Bite the bullet on public university fees review

Maseno University first-year students take a selfie with Vice Chancellor Julius Nyabundi during the freshers’ orientation day on September 22, 2022. PHOTO | TONNY OMONDI | NMG

The University Funding Board (UFB) is proposing a review of the State higher education financing model to have students from the relatively well-to-do families pay more in out-of-pocket tuition fees at public universities.

UFB reckons that pegging State allocations on income status will help ease the perennial cash crunch at Kenya’s more than 30 public universities. It is unlikely that this will be an easy decision to make for the education bureaucrats going by their past reluctance to implement the differentiated unit cost (DUC) model.

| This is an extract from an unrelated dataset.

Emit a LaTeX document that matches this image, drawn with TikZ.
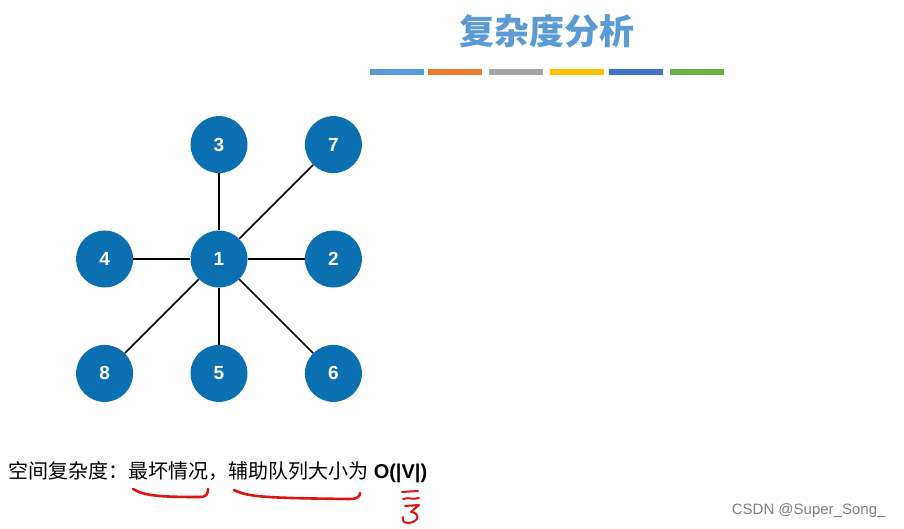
\documentclass[tikz,border=0pt]{standalone}
\usepackage{fontspec}
\setmainfont{Liberation Sans}
\newfontfamily\cjk{Noto Sans CJK SC}
\usepackage{tikz}
\usetikzlibrary{
    positioning,                      % right=of, below=of, etc.
    arrows.meta
}
\definecolor{nodeblue}{RGB}{11,111,176}
\definecolor{titleblue}{RGB}{91,155,213}
\definecolor{barA}{RGB}{91,155,213}
\definecolor{barB}{RGB}{237,125,49}
\definecolor{barC}{RGB}{165,165,165}
\definecolor{barD}{RGB}{255,192,0}
\definecolor{barE}{RGB}{68,114,196}
\definecolor{barF}{RGB}{112,173,71}
\definecolor{penred}{RGB}{220,20,20}

\begin{document}
\begin{tikzpicture}[
        x=1pt, y=-1pt,
        node distance=57pt,
        vertex/.style={circle, fill=nodeblue, text=white, minimum size=57pt, inner sep=0pt, font=\bfseries\fontsize{19}{19}\selectfont},
        edge/.style={draw=black, line width=1.5pt},
        bar/.style={line width=5.5pt},
        pen/.style={draw=penred, line width=2.6pt, line cap=round, line join=round}]
        \useasboundingbox (0,0) rectangle (904,529);
        % title
        \node[font=\cjk\bfseries\fontsize{35}{35}\selectfont, text=titleblue] (title) at (547,31) {复杂度分析};
        \foreach \x/\c in {370/barA, 428/barB, 489/barC, 550/barD, 609/barE, 670/barF}
            \draw[bar, \c] (\x,72) -- ++(54,0);
        % graph
        \node[vertex] (n1) at (219,259) {1};
        \node[vertex, above=of n1] (n3) {3};
        \node[vertex, right=of n1] (n2) {2};
        \node[vertex, left=of n1]  (n4) {4};
        \node[vertex, below=of n1] (n5) {5};
        \node[vertex, right=of n3] (n7) {7};
        \node[vertex, below=of n4] (n8) {8};
        \node[vertex, right=of n5] (n6) {6};
        \draw[edge] (n1) -- (n3);
        \draw[edge] (n1) -- (n7);
        \draw[edge] (n1) -- (n2);
        \draw[edge] (n1) -- (n4);
        \draw[edge] (n1) -- (n8);
        \draw[edge] (n1) -- (n5);
        \draw[edge] (n1) -- (n6);
        % complexity text
        \node[anchor=west, inner sep=0pt, font=\fontsize{20}{20}\selectfont] (space) at (8,472)
            {{\cjk 空间复杂度：最坏情况，辅助队列大小为} \textbf{O(|V|)}};
        % red pen marks
        \draw[pen] (133,489) .. controls (145,496) and (160,497) .. (200,497) .. controls (207,497) and (208,493) .. (208,489);
        \draw[pen] (234,490) .. controls (248,497) and (265,498) .. (350,499) .. controls (358,499) and (360,496) .. (360,493);
        \draw[pen, line width=2pt] (402,492) -- (418,491);
        \draw[pen, line width=2pt] (403,499) .. controls (408,497) and (413,500) .. (419,498);
        \draw[pen, line width=2pt] (405,506) -- (419,505) -- (411,512) .. controls (420,513) and (420,521) .. (409,523) .. controls (404,523) and (402,521) .. (403,517);
        % watermark
        \node[anchor=east, text=black!50, font=\fontsize{15}{15}\selectfont] (mark) at (889,511) {CSDN @Super\_Song\_};
\end{tikzpicture}
\end{document}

But with the government itself always falling behind on disbursements to the universities and most of the institutions struggling to stay afloat, perhaps it is time the government bit the bullet. There can be no justification for keeping the allocations for all students at the same level it was in 1992, when the last review was done, in light of the increased expenses the universities have had to incur.

Notably, many middle-class Kenyans currently pay much higher amounts of money to see their children through primary school. Having people in this social class pay more for their children at the university would relieve the pressure on taxpayer funds and free up financing to mostly needy students.

However, university administrators should be under no illusion that raising the out-of-pocket fees for any category of students alone will solve their financial problems at the institutions.

If they don’t rein in managerial indiscretions like the hiring and expansion sprees that have saddled the institutions with bloated wage bills, the cash crunch will persist.